Ольга Скрипник, глава правления Крымской правозащитной группы: 

Правозащитница из Крымской правозащитной группы Ольга Скрипник.
Правозащитница из Крымской правозащитной группы Ольга Скрипник. Фото: Станислав Юрченко

«Большинство СИЗО на оккупированных территориях – это пыточные, со специальными помещениями для этого, устоявшейся практикой пыток и так далее.

Первая причина удержания гражданских в местах несвободы лежит в плоскости политики геноцида, уничтожения украинского народа, стирания идентичности. Они просто могут это делать. Но у нас есть женщины, которые держались в плену лишь для сексуального насилия над ними, например. Плюс эти люди – банальный ресурс для зарабатывания денег. Пока идут, так называемые следственные действия, грабится все имущество «подследственных», родственники платят за передачи еды, одежды и даже писем. Кроме того, оккупационные власти репрессиями пытаются запугать местное население, чтобы у людей не возникало желания сбиваться в партизанские отряды, или еще каким-то образом сопротивляться оккупантам.

Гражданские пленные – одни из самых бесправных на этой войне. Россия не признает, что она удерживает их. По этой категории людей задействованы очень слабые международные механизмы. Многих гражданских, особенно мужчин, Россия потом вносит в списки военнопленных, ко многим из них не допускается Красный крест, иные международные гуманитарные организации. В то время как по военнопленным есть четко установленные процедуры, созданы переговорные организации, Россия их признает, и процесс обмена плохо, но идет.

В Украине очень мало пленных гражданских, интересных российской стороне, а украинских гражданских в плену у России – тысячи.

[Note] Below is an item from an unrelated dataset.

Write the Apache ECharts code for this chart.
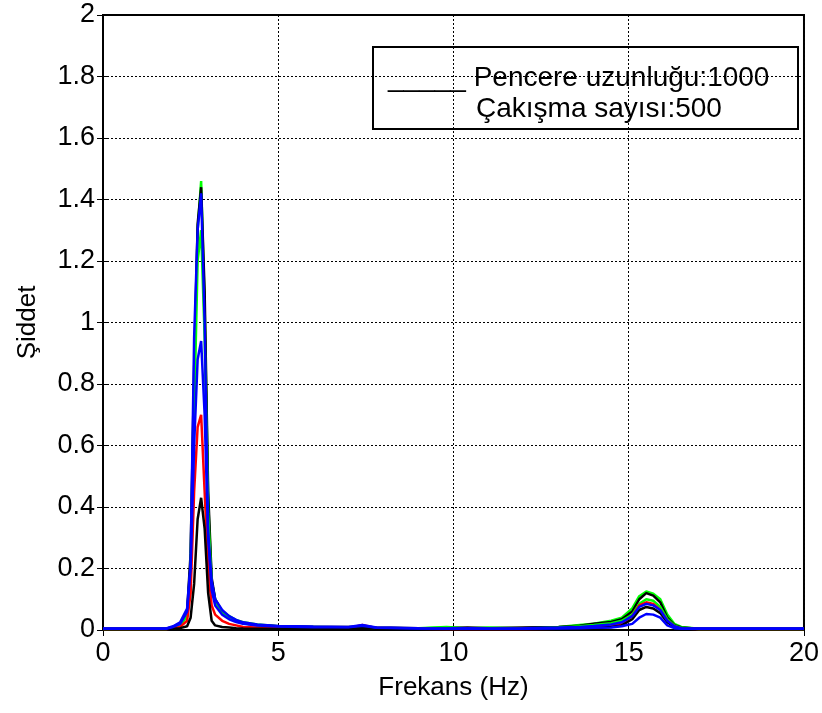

Однако на сегодняшний день мы не знаем точного количества таких пленных. Мы обнаружили 120 гражданских пленных в СИЗО Симферополя, вывезенных с юга Украины. А за последний год русские только в Симферополе открыли два новых СИЗО официально. Это говорит о том, что они продолжают вывозить людей до сих пор. В статистике мы опираемся на данные о пропавших без вести, которых насчитывается около 25-ти тысяч людей. Но, опять же, это все лишь приблизительные цифры».